Begin Rows
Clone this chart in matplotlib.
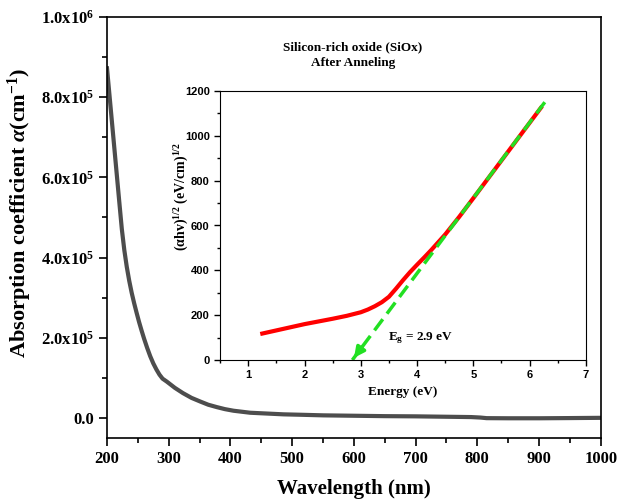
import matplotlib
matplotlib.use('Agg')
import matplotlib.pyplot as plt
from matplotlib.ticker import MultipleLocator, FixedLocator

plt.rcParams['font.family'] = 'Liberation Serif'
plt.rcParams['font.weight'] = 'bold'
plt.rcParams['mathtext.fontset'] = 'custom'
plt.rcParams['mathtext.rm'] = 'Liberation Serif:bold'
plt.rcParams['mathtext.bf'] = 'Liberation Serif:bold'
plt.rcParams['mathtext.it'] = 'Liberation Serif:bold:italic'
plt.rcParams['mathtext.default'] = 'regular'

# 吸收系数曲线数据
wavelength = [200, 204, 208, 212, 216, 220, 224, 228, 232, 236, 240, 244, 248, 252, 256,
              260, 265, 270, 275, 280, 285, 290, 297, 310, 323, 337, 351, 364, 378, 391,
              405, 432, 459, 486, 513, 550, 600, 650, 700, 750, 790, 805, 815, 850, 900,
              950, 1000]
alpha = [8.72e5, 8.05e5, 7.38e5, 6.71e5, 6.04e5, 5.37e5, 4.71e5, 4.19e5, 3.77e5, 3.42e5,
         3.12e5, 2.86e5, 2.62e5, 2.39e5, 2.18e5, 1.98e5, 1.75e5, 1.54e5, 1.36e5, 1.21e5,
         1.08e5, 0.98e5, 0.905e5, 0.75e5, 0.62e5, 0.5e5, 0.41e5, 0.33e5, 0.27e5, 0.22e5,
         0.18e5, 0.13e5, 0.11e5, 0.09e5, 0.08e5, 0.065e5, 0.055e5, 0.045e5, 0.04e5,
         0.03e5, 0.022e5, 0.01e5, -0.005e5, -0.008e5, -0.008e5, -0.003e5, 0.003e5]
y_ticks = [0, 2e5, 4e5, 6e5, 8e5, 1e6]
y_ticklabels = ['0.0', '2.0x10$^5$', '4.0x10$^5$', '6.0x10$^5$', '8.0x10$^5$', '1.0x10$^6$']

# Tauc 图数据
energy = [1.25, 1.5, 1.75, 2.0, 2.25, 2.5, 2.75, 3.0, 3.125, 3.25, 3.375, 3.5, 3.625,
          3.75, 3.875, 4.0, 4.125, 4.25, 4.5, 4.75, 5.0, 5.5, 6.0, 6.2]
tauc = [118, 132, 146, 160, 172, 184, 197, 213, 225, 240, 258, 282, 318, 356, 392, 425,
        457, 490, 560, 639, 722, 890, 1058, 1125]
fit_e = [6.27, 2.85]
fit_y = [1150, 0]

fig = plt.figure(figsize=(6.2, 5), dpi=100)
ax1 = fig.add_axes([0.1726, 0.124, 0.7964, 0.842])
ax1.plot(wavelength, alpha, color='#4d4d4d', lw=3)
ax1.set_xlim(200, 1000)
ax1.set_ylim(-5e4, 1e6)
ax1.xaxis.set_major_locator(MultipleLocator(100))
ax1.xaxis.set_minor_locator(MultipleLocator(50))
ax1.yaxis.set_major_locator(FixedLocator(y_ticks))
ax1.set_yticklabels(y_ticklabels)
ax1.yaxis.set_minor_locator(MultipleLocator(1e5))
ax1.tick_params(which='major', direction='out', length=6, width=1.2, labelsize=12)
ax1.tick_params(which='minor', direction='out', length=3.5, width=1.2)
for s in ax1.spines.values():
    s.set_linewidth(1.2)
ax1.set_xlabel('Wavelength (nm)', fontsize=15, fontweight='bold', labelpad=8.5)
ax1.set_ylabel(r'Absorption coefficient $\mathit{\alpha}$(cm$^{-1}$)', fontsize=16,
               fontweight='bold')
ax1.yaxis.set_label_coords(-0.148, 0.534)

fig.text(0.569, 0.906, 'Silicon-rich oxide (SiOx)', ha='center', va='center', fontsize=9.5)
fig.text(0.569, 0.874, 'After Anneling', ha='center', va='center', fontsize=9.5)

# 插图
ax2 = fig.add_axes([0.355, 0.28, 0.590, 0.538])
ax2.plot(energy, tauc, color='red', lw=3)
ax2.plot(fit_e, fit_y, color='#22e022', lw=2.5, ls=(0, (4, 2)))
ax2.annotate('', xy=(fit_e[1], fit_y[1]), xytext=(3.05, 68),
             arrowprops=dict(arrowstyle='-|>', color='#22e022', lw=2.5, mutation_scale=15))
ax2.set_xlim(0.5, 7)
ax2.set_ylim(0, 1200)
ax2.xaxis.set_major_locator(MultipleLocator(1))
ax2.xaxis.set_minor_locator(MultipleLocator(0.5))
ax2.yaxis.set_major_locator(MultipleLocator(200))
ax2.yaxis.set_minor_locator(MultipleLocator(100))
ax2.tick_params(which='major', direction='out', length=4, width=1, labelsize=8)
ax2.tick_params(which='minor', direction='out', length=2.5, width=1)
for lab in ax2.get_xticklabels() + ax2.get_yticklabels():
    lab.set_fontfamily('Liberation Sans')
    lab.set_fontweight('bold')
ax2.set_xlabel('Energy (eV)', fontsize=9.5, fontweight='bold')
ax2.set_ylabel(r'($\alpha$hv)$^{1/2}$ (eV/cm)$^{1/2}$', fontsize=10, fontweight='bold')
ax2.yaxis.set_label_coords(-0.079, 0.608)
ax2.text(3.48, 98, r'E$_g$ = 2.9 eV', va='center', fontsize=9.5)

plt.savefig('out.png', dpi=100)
End Rows
Begin Rows
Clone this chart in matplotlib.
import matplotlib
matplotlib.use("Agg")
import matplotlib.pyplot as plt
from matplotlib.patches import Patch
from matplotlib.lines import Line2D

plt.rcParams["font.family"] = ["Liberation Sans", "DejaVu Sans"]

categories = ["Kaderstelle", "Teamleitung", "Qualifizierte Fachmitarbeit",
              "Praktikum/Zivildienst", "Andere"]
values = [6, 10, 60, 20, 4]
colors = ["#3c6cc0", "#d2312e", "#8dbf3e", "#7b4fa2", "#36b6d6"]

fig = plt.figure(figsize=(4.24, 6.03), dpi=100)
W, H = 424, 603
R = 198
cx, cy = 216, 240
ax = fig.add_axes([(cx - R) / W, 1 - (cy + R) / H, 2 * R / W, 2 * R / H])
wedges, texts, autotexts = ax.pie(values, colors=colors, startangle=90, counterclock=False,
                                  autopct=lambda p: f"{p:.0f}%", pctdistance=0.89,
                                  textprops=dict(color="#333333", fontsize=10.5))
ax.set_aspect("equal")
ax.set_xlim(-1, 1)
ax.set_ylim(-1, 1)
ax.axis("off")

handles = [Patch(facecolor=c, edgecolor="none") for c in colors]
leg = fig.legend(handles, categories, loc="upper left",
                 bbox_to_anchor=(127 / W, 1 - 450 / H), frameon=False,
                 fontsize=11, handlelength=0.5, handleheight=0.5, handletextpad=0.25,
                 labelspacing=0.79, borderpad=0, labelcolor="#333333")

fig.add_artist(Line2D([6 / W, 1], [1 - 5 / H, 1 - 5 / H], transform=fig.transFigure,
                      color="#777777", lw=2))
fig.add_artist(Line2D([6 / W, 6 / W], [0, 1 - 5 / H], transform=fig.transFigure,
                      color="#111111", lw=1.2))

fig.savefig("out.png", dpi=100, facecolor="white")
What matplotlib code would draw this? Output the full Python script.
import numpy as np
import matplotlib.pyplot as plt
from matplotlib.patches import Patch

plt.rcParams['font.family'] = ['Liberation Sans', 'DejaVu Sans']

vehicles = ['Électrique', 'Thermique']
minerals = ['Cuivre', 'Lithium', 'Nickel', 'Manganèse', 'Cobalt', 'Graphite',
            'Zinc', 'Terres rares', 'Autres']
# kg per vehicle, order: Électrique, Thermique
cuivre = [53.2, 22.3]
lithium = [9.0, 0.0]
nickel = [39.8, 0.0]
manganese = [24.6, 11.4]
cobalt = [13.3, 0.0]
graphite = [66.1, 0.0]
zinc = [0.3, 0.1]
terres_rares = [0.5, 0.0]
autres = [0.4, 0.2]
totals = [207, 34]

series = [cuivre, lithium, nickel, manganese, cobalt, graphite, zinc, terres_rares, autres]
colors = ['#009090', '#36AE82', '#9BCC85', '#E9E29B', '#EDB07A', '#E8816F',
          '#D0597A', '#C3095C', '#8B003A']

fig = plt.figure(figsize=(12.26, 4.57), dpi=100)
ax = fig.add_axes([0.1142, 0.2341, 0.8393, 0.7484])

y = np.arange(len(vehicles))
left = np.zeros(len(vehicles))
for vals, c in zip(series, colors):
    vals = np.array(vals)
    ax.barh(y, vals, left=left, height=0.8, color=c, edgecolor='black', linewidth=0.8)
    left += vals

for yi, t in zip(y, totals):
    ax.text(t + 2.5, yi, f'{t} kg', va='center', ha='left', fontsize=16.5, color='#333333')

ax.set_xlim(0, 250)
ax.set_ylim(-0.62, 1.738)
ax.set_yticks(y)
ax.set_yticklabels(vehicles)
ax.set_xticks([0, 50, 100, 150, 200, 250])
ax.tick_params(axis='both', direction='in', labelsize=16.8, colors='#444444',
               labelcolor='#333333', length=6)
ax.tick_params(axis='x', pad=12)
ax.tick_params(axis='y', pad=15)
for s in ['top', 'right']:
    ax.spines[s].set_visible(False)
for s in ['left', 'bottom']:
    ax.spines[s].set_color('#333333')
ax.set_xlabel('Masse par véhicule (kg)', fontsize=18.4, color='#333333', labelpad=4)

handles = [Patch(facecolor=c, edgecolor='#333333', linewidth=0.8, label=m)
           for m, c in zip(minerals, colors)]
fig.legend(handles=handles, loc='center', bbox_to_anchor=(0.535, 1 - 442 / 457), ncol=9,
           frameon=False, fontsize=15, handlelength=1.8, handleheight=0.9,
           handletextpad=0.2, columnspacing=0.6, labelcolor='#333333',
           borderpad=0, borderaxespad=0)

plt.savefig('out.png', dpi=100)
End Rows
# What this task involves:
In the listing above, locate the line containing "What matplotlib code" and the line containing "plt.rcParams['font.family'] = ['Liberation". Transcribe those two lines and everything between them, exactly as written.

# Solution for this exercise:
What matplotlib code would draw this? Output the full Python script.
import numpy as np
import matplotlib.pyplot as plt
from matplotlib.patches import Patch

plt.rcParams['font.family'] = ['Liberation Sans', 'DejaVu Sans']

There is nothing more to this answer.